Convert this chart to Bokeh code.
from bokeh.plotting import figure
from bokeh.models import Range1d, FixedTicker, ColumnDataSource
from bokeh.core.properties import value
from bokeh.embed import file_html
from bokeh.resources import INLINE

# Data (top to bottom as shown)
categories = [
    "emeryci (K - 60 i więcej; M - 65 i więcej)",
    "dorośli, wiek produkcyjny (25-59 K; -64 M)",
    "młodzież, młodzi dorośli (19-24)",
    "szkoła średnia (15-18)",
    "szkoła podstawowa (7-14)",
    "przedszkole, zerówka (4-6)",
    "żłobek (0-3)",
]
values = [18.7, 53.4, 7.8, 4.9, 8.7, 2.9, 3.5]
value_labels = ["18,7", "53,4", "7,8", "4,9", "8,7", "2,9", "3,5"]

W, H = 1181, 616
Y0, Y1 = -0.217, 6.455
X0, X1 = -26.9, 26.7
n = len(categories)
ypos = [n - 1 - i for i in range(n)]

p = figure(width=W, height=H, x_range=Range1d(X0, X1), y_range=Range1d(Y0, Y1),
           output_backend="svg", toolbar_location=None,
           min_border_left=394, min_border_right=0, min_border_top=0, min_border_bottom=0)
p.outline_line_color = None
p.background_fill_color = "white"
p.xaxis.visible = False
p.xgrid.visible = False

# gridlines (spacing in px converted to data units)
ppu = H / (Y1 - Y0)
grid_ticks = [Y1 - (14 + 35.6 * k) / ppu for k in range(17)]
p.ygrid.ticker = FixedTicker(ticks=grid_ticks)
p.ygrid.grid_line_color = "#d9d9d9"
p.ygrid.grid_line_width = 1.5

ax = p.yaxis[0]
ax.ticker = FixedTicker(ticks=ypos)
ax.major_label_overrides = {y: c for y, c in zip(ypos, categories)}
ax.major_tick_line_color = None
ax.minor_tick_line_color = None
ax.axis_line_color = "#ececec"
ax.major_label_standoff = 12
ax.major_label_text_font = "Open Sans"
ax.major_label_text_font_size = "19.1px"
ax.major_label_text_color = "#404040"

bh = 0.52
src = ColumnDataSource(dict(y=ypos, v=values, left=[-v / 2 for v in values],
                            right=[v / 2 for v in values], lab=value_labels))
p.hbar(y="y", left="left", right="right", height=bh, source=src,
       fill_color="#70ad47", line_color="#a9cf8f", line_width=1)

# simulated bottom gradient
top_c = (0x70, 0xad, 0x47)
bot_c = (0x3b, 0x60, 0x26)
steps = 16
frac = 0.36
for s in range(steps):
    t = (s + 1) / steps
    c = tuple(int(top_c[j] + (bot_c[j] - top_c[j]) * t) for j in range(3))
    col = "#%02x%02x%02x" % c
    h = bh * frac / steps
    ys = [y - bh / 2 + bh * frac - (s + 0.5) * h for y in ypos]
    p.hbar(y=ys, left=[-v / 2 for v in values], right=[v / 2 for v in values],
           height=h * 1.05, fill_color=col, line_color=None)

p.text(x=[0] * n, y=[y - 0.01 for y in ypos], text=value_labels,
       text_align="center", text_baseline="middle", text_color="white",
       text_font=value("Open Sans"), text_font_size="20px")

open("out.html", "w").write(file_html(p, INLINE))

→ **What is expected**:
Print the material once more, exactly.

→ **Task response**:
Convert this chart to Bokeh code.
from bokeh.plotting import figure
from bokeh.models import Range1d, FixedTicker, ColumnDataSource
from bokeh.core.properties import value
from bokeh.embed import file_html
from bokeh.resources import INLINE

# Data (top to bottom as shown)
categories = [
    "emeryci (K - 60 i więcej; M - 65 i więcej)",
    "dorośli, wiek produkcyjny (25-59 K; -64 M)",
    "młodzież, młodzi dorośli (19-24)",
    "szkoła średnia (15-18)",
    "szkoła podstawowa (7-14)",
    "przedszkole, zerówka (4-6)",
    "żłobek (0-3)",
]
values = [18.7, 53.4, 7.8, 4.9, 8.7, 2.9, 3.5]
value_labels = ["18,7", "53,4", "7,8", "4,9", "8,7", "2,9", "3,5"]

W, H = 1181, 616
Y0, Y1 = -0.217, 6.455
X0, X1 = -26.9, 26.7
n = len(categories)
ypos = [n - 1 - i for i in range(n)]

p = figure(width=W, height=H, x_range=Range1d(X0, X1), y_range=Range1d(Y0, Y1),
           output_backend="svg", toolbar_location=None,
           min_border_left=394, min_border_right=0, min_border_top=0, min_border_bottom=0)
p.outline_line_color = None
p.background_fill_color = "white"
p.xaxis.visible = False
p.xgrid.visible = False

# gridlines (spacing in px converted to data units)
ppu = H / (Y1 - Y0)
grid_ticks = [Y1 - (14 + 35.6 * k) / ppu for k in range(17)]
p.ygrid.ticker = FixedTicker(ticks=grid_ticks)
p.ygrid.grid_line_color = "#d9d9d9"
p.ygrid.grid_line_width = 1.5

ax = p.yaxis[0]
ax.ticker = FixedTicker(ticks=ypos)
ax.major_label_overrides = {y: c for y, c in zip(ypos, categories)}
ax.major_tick_line_color = None
ax.minor_tick_line_color = None
ax.axis_line_color = "#ececec"
ax.major_label_standoff = 12
ax.major_label_text_font = "Open Sans"
ax.major_label_text_font_size = "19.1px"
ax.major_label_text_color = "#404040"

bh = 0.52
src = ColumnDataSource(dict(y=ypos, v=values, left=[-v / 2 for v in values],
                            right=[v / 2 for v in values], lab=value_labels))
p.hbar(y="y", left="left", right="right", height=bh, source=src,
       fill_color="#70ad47", line_color="#a9cf8f", line_width=1)

# simulated bottom gradient
top_c = (0x70, 0xad, 0x47)
bot_c = (0x3b, 0x60, 0x26)
steps = 16
frac = 0.36
for s in range(steps):
    t = (s + 1) / steps
    c = tuple(int(top_c[j] + (bot_c[j] - top_c[j]) * t) for j in range(3))
    col = "#%02x%02x%02x" % c
    h = bh * frac / steps
    ys = [y - bh / 2 + bh * frac - (s + 0.5) * h for y in ypos]
    p.hbar(y=ys, left=[-v / 2 for v in values], right=[v / 2 for v in values],
           height=h * 1.05, fill_color=col, line_color=None)

p.text(x=[0] * n, y=[y - 0.01 for y in ypos], text=value_labels,
       text_align="center", text_baseline="middle", text_color="white",
       text_font=value("Open Sans"), text_font_size="20px")

open("out.html", "w").write(file_html(p, INLINE))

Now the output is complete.